Look on and despair.

Look on and despair.

We are beyond punch lines now. Too many truths have been spoken. After the dust finally settled on the opening sequence, with Jesse imprisoned by a gang of neo-Nazis, and Walt left standing in a dusty hellscape of his own design, we are reminded of the collateral damage. Strident Marie, armed with a presumed certainty, wants to open the whole case, air it all out. Flynn, forever the dupe, finally learns the truth of his father (and his mother). What is he to say when Walt orders him to get packing. Flynn looks at his father and sees, what? A man he never really knew, a man fighting tooth and nail with his mother. When Walt phones Skyler, he has to know that there are police involved, listening in. He needs to vent. Bryan Cranston puts on the show of his life, crying, gnashing his teeth, angry as all hell. His real son is lost, his ersatz son wants him dead (and wishes he himself were dead), his wife bares a knife. The notion of family is gone. It is a small mercy when Walt leaves Holly at the fire station. He is the danger.

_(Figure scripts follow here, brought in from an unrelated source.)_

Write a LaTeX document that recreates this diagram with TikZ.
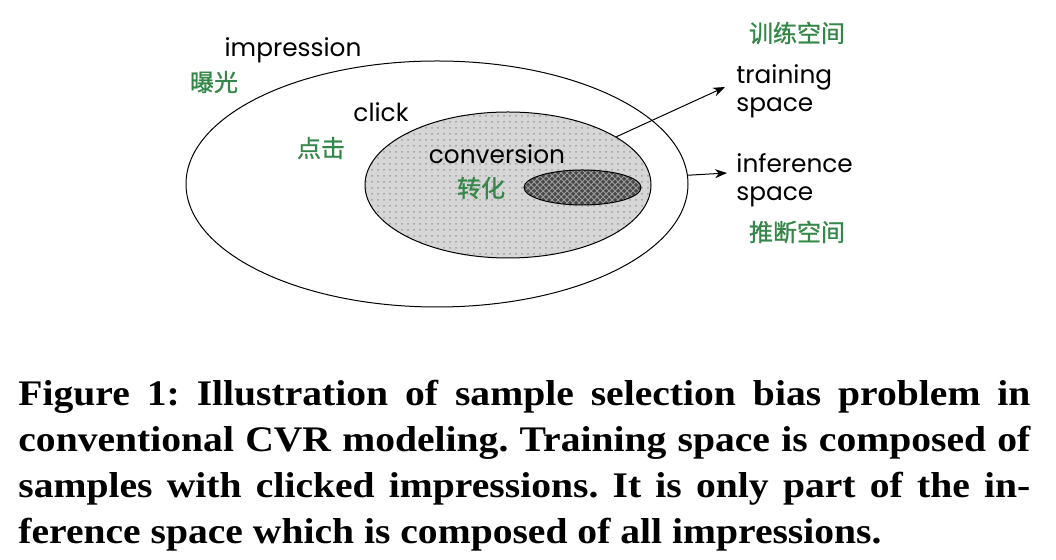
\documentclass[tikz,border=0pt]{standalone}
\usepackage{fontspec}
\setmainfont{Liberation Serif}
\newfontfamily\capfont[FakeStretch=1.1]{Liberation Serif}
\newfontfamily\gothic{Poppins}
\newfontfamily\cjk[FakeBold=1]{Noto Sans CJK SC}
\usetikzlibrary{arrows.meta,patterns,shapes.geometric}
\definecolor{cngreen}{RGB}{52,135,72}
\begin{document}
\frenchspacing
\begin{tikzpicture}[x=0.5pt,y=-0.5pt,
 lbl/.style={font=\gothic\fontsize{12.4}{14}\selectfont, inner sep=0pt},
 cn/.style={font=\cjk\fontsize{12}{14}\selectfont, text=cngreen, inner sep=0pt},
 ell/.style={ellipse, draw, line width=0.5pt, inner sep=0pt},
 arr/.style={-{Stealth[length=6pt,width=4.5pt]}, line width=0.5pt},
 captext/.style={font=\capfont\bfseries\fontsize{18}{23}\selectfont, anchor=base west, inner sep=0pt}]
\useasboundingbox (0,0) rectangle (1056,560);
\node[ell, minimum width=251pt, minimum height=123pt] (outer) at (437,184) {};
\node[ell, minimum width=143pt, minimum height=73pt, preaction={fill=black!16}, pattern=dots, pattern color=black!38] (click) at (508,185) {};
\node[ell, minimum width=58.5pt, minimum height=17.5pt, preaction={fill=black!72}, pattern=crosshatch, pattern color=black!38] (conv) at (582.5,187.5) {};
\node[lbl] (imp) at (293,50) {impression};
\node[cn] (impcn) at (214,82) {曝光};
\node[lbl] (clk) at (381,112) {click};
\node[cn] (clkcn) at (321,148) {点击};
\node[lbl] (convl) at (497,154) {conversion};
\node[cn] (convcn) at (481,188) {转化};
\node[cn] (traincn) at (797,33) {训练空间};
\node[lbl, anchor=west, align=left] (train) at (736,91) {training\\space};
\node[lbl, anchor=west, align=left] (inf) at (736,180) {inference\\space};
\node[cn] (infcn) at (797,232) {推断空间};
\coordinate (trainTip) at (725,87);
\coordinate (infTip) at (727,173);
\draw[arr] (click.24.4) -- (trainTip);
\draw[arr] (outer.2.6) -- (infTip);
\node[captext] (c1) at (18,406) {\makebox[506pt][s]{Figure 1: Illustration of sample selection bias problem in}};
\node[captext] (c2) at (18,452) {\makebox[506pt][s]{conventional CVR modeling. Training space is composed of}};
\node[captext] (c3) at (18,498) {\makebox[506pt][s]{samples with clicked impressions. It is only part of the in-}};
\node[captext] (c4) at (18,544) {ference space which is composed of all impressions.};
\end{tikzpicture}
\end{document}
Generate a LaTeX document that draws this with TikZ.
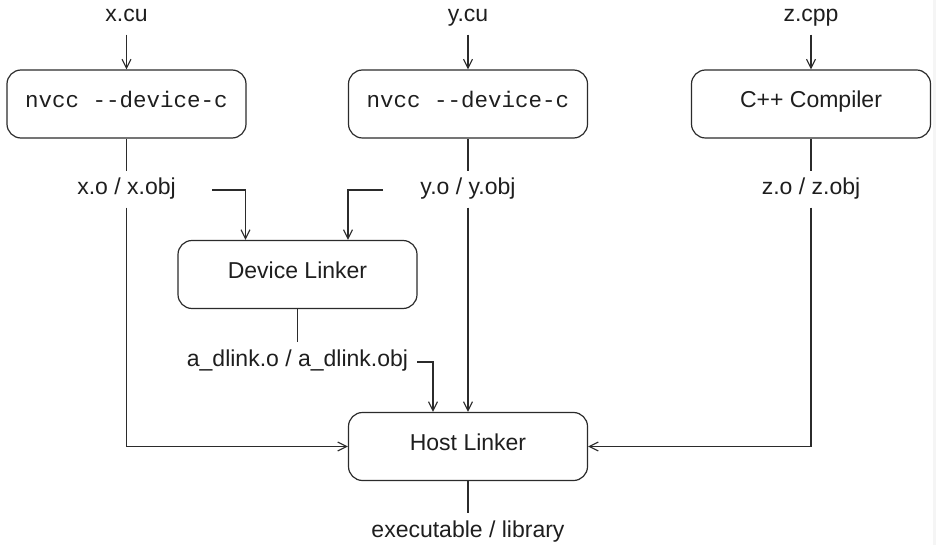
\documentclass[tikz,border=0pt]{standalone}
\usepackage{fontspec}
\setmainfont{Liberation Sans}
\setmonofont{Liberation Mono}
\usetikzlibrary{arrows.meta}
\definecolor{ink}{HTML}{1E1E1E}
\definecolor{edge}{HTML}{2B2B2B}
\begin{document}
\begin{tikzpicture}[x=1pt,y=-1pt,
  line width=1.2pt, color=edge,
  proc/.style={draw=edge, rounded corners=14pt, minimum width=239pt, minimum height=68pt,
    inner sep=0pt, text height=16pt, text depth=8pt, text=ink,
    font=\fontsize{23}{26}\selectfont},
  mono/.style={font=\fontsize{22.5}{26}\selectfont\ttfamily},
  lbl/.style={inner sep=0pt, text height=23pt, text depth=12pt, anchor=base, text=ink,
    font=\fontsize{23}{26}\selectfont},
  arr/.style={-{Straight Barb[length=9pt,width=9pt,line width=1.1pt]}}
]
\useasboundingbox (0,0) rectangle (936,545);
\fill[gray!8] (933,0) rectangle (936,545);

% top inputs
\node[lbl] (xcu) at (126.5,22) {x.cu};
\node[lbl] (ycu) at (468,22) {y.cu};
\node[lbl] (zcpp) at (811,22) {z.cpp};

% compile boxes
\node[proc, mono] (b1) at (126.5,104) {nvcc --device-c};
\node[proc, mono] (b2) at (468,104) {nvcc --device-c};
\node[proc] (b3) at (811,104) {C++ Compiler};

% object labels
\node[lbl] (xo) at (126.5,195) {x.o / x.obj};
\node[lbl] (yo) at (468,195) {y.o / y.obj};
\node[lbl] (zo) at (811,195) {z.o / z.obj};

% device linker
\node[proc] (dev) at (297.5,274.5) {Device Linker};
\node[lbl] (ad) at (297.5,366) {a\_dlink.o / a\_dlink.obj};

% host linker
\node[proc] (host) at (468,446.5) {Host Linker};
\node[lbl] (exe) at (468,537) {executable / library};

% free ends
\coordinate (xd) at (212,190);
\coordinate (yd) at (383,190);
\coordinate (add) at (417,362);

% connectors
\draw[arr] (xcu.south) -- (b1.north);
\draw[arr] (ycu.south) -- (b2.north);
\draw[arr] (zcpp.south) -- (b3.north);

\draw (b1.south) -- (xo.north);
\draw (b2.south) -- (yo.north);
\draw (b3.south) -- (zo.north);

\draw[arr] (xd) -| ([xshift=-52pt]dev.north);
\draw[arr] (yd) -| ([xshift=50.5pt]dev.north);

\draw[arr] (xo.south) |- (host.west);
\draw[arr] (yo.south) -- (host.north);
\draw[arr] (zo.south) |- (host.east);

\draw (dev.south) -- (ad.north);
\draw[arr] (add) -| ([xshift=-35pt]host.north);

\draw (host.south) -- (exe.north);
\end{tikzpicture}
\end{document}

Since we’ve covered the Shelley poem, I’ll mention that whenever I hear the name Ozymandias my mind leaps to Alan Moore’s book Watchmen. Ozymandias is the ultimate villain of that story, a man who thought of and planned for seemingly every contingency. However, Ozy’s horrific triumph, after numerous unspeakable acts in the name of saving humanity, is presumed to be undone by forces he can’t foresee. As the plot spins away from Walt, he yells and curses at his family. Why won’t they just do what he says? Don’t they see that it’s the only way, the only way to put an end to all of this? The story wasn’t supposed to go this way. In Watchmen it is said that nothing ever ends. This may be true from a universal perspective, but for Walt, the Walt with the full head of hair and the gun in the trunk, it ends with the certainty of death. Walt has lost everything, but as has been true since the lies started back in that RV, he will not lose the narrative. Walt has got some things he still needs to do.